Personal information
- Date of birth: 27 April 1997 (age 29)
- Place of birth: Zugdidi, Georgia
- Height: 1.84 m (6 ft 0 in)
- Position: Defensive midfielder

Team information
- Current team: Al-Naft

Youth career
- 2013–2015: Dinamo Tbilisi

Senior career*
- Years: Team / Apps / (Gls)
- 2015–2016: Zugdidi / 24 / (0)
- 2017–2021: Neman Grodno / 109 / (2)
- 2022: Telavi / 13 / (0)
- 2022–2023: Kapaz / 31 / (0)
- 2023: Telavi / 15 / (0)
- 2024: Nejmeh / 12 / (0)
- 2024: Shamakhi / 14 / (2)
- 2025: Sokol Saratov / 11 / (0)
- 2025–2026: Neftekhimik Nizhnekamsk / 29 / (0)
- 2026–: Al-Naft / 0 / (0)

International career^{‡}
- 2018: Georgia U21 / 4 / (0)

= Giorgi Kantaria =

Georgian footballer

Giorgi Kantaria (გიორგი ქანთარია; born on 27 April 1997) is a Georgian professional footballer who plays as a defensive midfielder for Iraqi club Al-Naft.

== Career ==

=== Club ===
He started playing football at the Zugdidi club school. His first coaches were Otar Dzalamidze and Mamuka Chachua. At the age of 14, he moved to the Dinamo Tbilisi academy. With the club's youth team, he finished second in the 2013/2014 season and became the national champion among youth in the 2014/2015 season.

In 2015, he returned to Zugdidi. He made his debut for the team on August 14 in an away match against Dinamo Batumi. Kantaria came on the field in the 41st minute, replacing Nika Narmania, and received a yellow card just a minute later.

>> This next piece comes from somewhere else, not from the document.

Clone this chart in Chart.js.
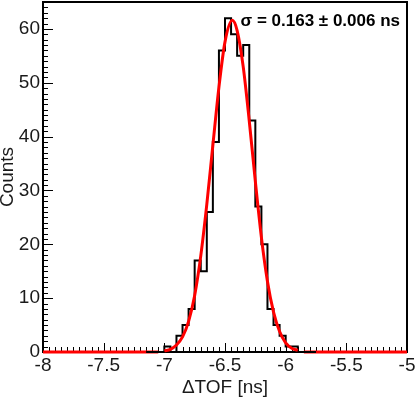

At the beginning of 2017, he underwent a trial as a free agent at the Neman Grodno, and as a result, he signed a contract with the team on March 29. Due to a shortage of defenders caused by numerous injuries, Kantaria was able to secure a place in the club's starting lineup. On April 2, Giorgi started in the first round match against Slavia, thus making his debut in the Belarusian Premier League. In his first two seasons, he participated in 45 league matches. On March 29, 2019, in a game against Gomel, he scored his first goal in his professional career, finding the net in the 23rd minute, which helped his team secure a victory. However, he also scored an own goal at the end of the first half. After his contract ended in December 2021, he left the Neman Grodno.

In early 2022, he moved to the Erovnuli Liga club Telavi.

In July 2022, he transferred to the Azerbaijani club Kapaz.

On June 23, 2024, Shamakhi announced that they had signed a one-year contract with Kantaria. On December 10, 2024, the club announced the termination of his contract.

=== International ===
He participated in the qualifying matches for the 2019 UEFA European Under-21 Championship with the U21 national team of Georgia.